The reference class problem will affect any technique that uses arbitrary criteria to determine the set of all possible events. As another example, the probability distributions used in Monte Carlo simulations (of project cost, duration or whatever) are determined using historical data. Again, typically one selects projects (or tasks – if one is doing a task level simulation) that are similar to the one at hand. Defining “similar” is left to common sense or expert judgement or some other subjective approach. Yet, by the most commonly used definition, a project is a “temporary endeavor, having a defined beginning and end, undertaken to meet unique goals and objectives”. By definition, therefore, we never do the same project twice – at best we do the same project differently (and the same applies to tasks). So, despite ones best intentions and efforts, historical data can never be totally congruent to the situation at hand. There will always be differences, and one cannot tell with certainty that those differences do not matter.
Truth be told, most organizations do not retain data on completed projects – except superficial stuff that isn’t much use. The reference class problem seems to justify the position of this slack majority. After all, why bother keeping data when one isn’t able to use it to predict project performance. This argument is wrong-headed: although one cannot use it to calculate probabilities, historical data is useful because it keeps us from repeating our errors. Just don’t expect the data to yield reliable quantitative information on probabilities.
Before I close this piece, I should clarify that there are areas in which the reference class problem is not an issue. In physics, for example, the discipline of statistical mechanics is founded on the principle that the average motion of large collections of molecules can be treated statistically. Clearly, there is no problem here: molecules are indeed indistinguishable from each other, so it is clear that a particular molecule (of a gas in a container of carbon dioxide, say) belongs to the reference class of all carbon dioxide molecules in that container. In general this is true of any situation where one is dealing with a large collection of identical (or very similar) entities.
The reference class problem affects most probabilistic methods in project management and other areas of the social sciences. It is a problem because it is often impossible to know beforehand which attributes of the objects or events of interest are the most significant ones. Consequently it is impossible to determine with certainty whether or not a particular object or event belongs to a defined reference class.
I’ll end with an anecdote to illustrate my point:
Some time ago I was asked to provide estimates for design work that was superficially similar to something I’d done before. “You’ve done this before,” a manager said, “so you should be able to estimate this quite accurately.”

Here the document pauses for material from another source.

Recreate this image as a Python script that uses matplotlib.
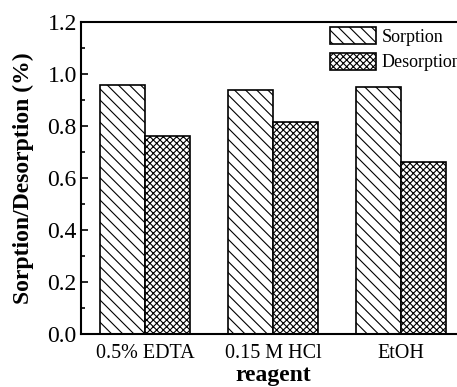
import matplotlib.pyplot as plt
import numpy as np
from matplotlib.ticker import MultipleLocator

plt.rcParams['font.family'] = 'Liberation Serif'
plt.rcParams['hatch.linewidth'] = 0.8

reagents = ['0.5% EDTA', '0.15 M HCl', 'EtOH']
sorption = [0.958, 0.937, 0.950]
desorption = [0.763, 0.814, 0.660]

fig = plt.figure(figsize=(4.57, 3.87), dpi=100)
ax = fig.add_axes([81 / 457, 53 / 387, 384 / 457, 312 / 387])

x = np.arange(len(reagents))
w = 0.35
ax.bar(x - w / 2, sorption, w, color='white', edgecolor='black', lw=1.2,
       hatch='\\' * 3, label='Sorption')
ax.bar(x + w / 2, desorption, w, color='white', edgecolor='black', lw=1.2,
       hatch='x' * 5, label='Desorption')

ax.set_xlim(-0.5, 2.5)
ax.set_ylim(0, 1.2)
ax.set_xticks(x)
ax.set_xticklabels(reagents, fontsize=14.5)
ax.yaxis.set_major_locator(MultipleLocator(0.2))
ax.yaxis.set_minor_locator(MultipleLocator(0.1))
ax.tick_params(axis='y', which='major', direction='in', length=5, width=1.2,
               labelsize=17, pad=3)
ax.tick_params(axis='y', which='minor', direction='in', length=3, width=1.2)
ax.tick_params(axis='x', length=0, pad=7)
for s in ax.spines.values():
    s.set_linewidth(1.5)

ax.set_ylabel('Sorption/Desorption (%)', fontsize=17, fontweight='bold', labelpad=10)
ax.set_xlabel('reagent', fontsize=17, fontweight='bold', labelpad=2)

ax.legend(loc='upper left', bbox_to_anchor=(0.626, (334 - 18) / 312), frameon=False,
          fontsize=13, borderpad=0, handlelength=2.55, handleheight=1.05,
          handletextpad=0.3, labelspacing=0.4)

plt.savefig('out.png', dpi=100)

As many best practices and methodologies recommend, I used a mix of historical data and “expert” judgement (and added in a dash of padding) to arrive at (what I thought was) a robust estimate. To all you agilists out there, an incremental approach was not an option in this case.
I got it wrong – badly wrong. It turned out that the unique features of the project, which weren’t apparent at first, made a mockery of my estimates. I didn’t know it then, but I’d fallen victim to the reference class problem.
Finally, it should be clear that although my examples are project management focused, the arguments are quite general. They apply to all areas of management theory and practice, and indeed to most areas of inquiry that use probabilistic techniques. To use the words of Alan Hajek: the reference class problem is your problem too.